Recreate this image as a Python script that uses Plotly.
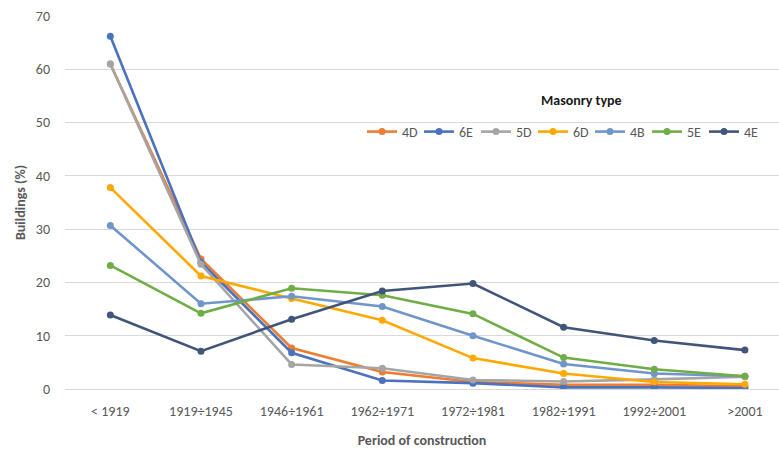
import plotly.graph_objects as go

# Construction periods (x categories)
periods = ["< 1919", "1919÷1945", "1946÷1961", "1962÷1971",
           "1972÷1981", "1982÷1991", "1992÷2001", ">2001"]

# Share of buildings (%) per masonry type
s_4D = [61.0, 24.4, 7.7, 3.2, 1.3, 0.8, 0.8, 0.5]
s_6E = [66.2, 23.8, 6.8, 1.6, 1.1, 0.3, 0.3, 0.2]
s_5D = [61.0, 23.4, 4.6, 3.9, 1.7, 1.4, 1.8, 2.3]
s_6D = [37.8, 21.2, 17.0, 12.9, 5.8, 2.9, 1.3, 0.9]
s_4B = [30.7, 16.0, 17.4, 15.5, 10.0, 4.7, 2.9, 2.4]
s_5E = [23.2, 14.2, 18.9, 17.6, 14.1, 5.9, 3.7, 2.4]
s_4E = [13.9, 7.1, 13.1, 18.4, 19.8, 11.6, 9.1, 7.3]

series_names = ["4D", "6E", "5D", "6D", "4B", "5E", "4E"]
series_values = [s_4D, s_6E, s_5D, s_6D, s_4B, s_5E, s_4E]
series_colors = ["#ED7D31", "#4A72BE", "#A5A5A5", "#FFA800",
                 "#6F96CB", "#70AD47", "#41557A"]

y_ticks = [0, 10, 20, 30, 40, 50, 60, 70]

FONT = "Carlito, Calibri, 'Liberation Sans Narrow', 'Liberation Sans', sans-serif"
TXT = "#595959"

# plot area in pixels
W, H = 779, 452
L, R, T, B = 65, 0, 16, 63
PW, PH = W - L - R, H - T - B

fig = go.Figure()
for name, vals, col in zip(series_names, series_values, series_colors):
    fig.add_trace(go.Scatter(
        x=list(range(len(periods))), y=vals, name=name,
        mode="lines+markers",
        line=dict(color=col, width=2.6),
        marker=dict(color=col, size=7),
    ))

fig.update_layout(
    width=W, height=H,
    margin=dict(l=L, r=R, t=T, b=B, autoexpand=False),
    paper_bgcolor="white", plot_bgcolor="white",
    font=dict(family=FONT, size=14, color=TXT),
    showlegend=True,
    legend=dict(
        orientation="h", x=(362 - L) / PW, y=(H - B - 132) / PH,
        xanchor="left", yanchor="middle",
        font=dict(family=FONT, size=14, color=TXT),
        itemwidth=30, tracegroupgap=0, bgcolor="rgba(0,0,0,0)",
        entrywidth=12, entrywidthmode="pixels",
    ),
    annotations=[dict(
        text="<b>Masonry type</b>",
        x=(581 - L) / PW, y=(H - B - 100) / PH,
        xref="paper", yref="paper", xanchor="center", yanchor="middle",
        showarrow=False, font=dict(family=FONT, size=14, color="#1A1A1A"),
    )],
)

fig.update_xaxes(
    range=[-0.5, (W - 110) / 90.7],
    tickmode="array", tickvals=list(range(len(periods))), ticktext=periods,
    showgrid=False, zeroline=False, showline=False, ticks="",
    ticklabelstandoff=12,
    tickfont=dict(family=FONT, size=14, color=TXT),
    title=dict(text="<b>Period of construction</b>", standoff=16,
               font=dict(family=FONT, size=14, color=TXT)),
)
fig.update_yaxes(
    range=[0, 70], tickvals=y_ticks,
    showgrid=True, gridcolor="#D9D9D9", gridwidth=1,
    zeroline=True, zerolinecolor="#D9D9D9", zerolinewidth=1,
    showline=False, ticks="", ticklabelstandoff=14,
    tickfont=dict(family=FONT, size=14, color=TXT),
    title=dict(text="<b>Buildings (%)</b>", standoff=6,
               font=dict(family=FONT, size=14, color=TXT)),
)

fig.write_html("out.html")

* * * *

▶ **EXERCISE BRIEF**: Omit the pictures, then repeat exactly each line from the beginning of the listing through the line with "s_4E = [13.9, 7.1, 13.1, 18.4, 19.8, 11.6, 9.1, 7.3]".

▶ **RESPONSE**:
Recreate this image as a Python script that uses Plotly.
import plotly.graph_objects as go

# Construction periods (x categories)
periods = ["< 1919", "1919÷1945", "1946÷1961", "1962÷1971",
           "1972÷1981", "1982÷1991", "1992÷2001", ">2001"]

# Share of buildings (%) per masonry type
s_4D = [61.0, 24.4, 7.7, 3.2, 1.3, 0.8, 0.8, 0.5]
s_6E = [66.2, 23.8, 6.8, 1.6, 1.1, 0.3, 0.3, 0.2]
s_5D = [61.0, 23.4, 4.6, 3.9, 1.7, 1.4, 1.8, 2.3]
s_6D = [37.8, 21.2, 17.0, 12.9, 5.8, 2.9, 1.3, 0.9]
s_4B = [30.7, 16.0, 17.4, 15.5, 10.0, 4.7, 2.9, 2.4]
s_5E = [23.2, 14.2, 18.9, 17.6, 14.1, 5.9, 3.7, 2.4]
s_4E = [13.9, 7.1, 13.1, 18.4, 19.8, 11.6, 9.1, 7.3]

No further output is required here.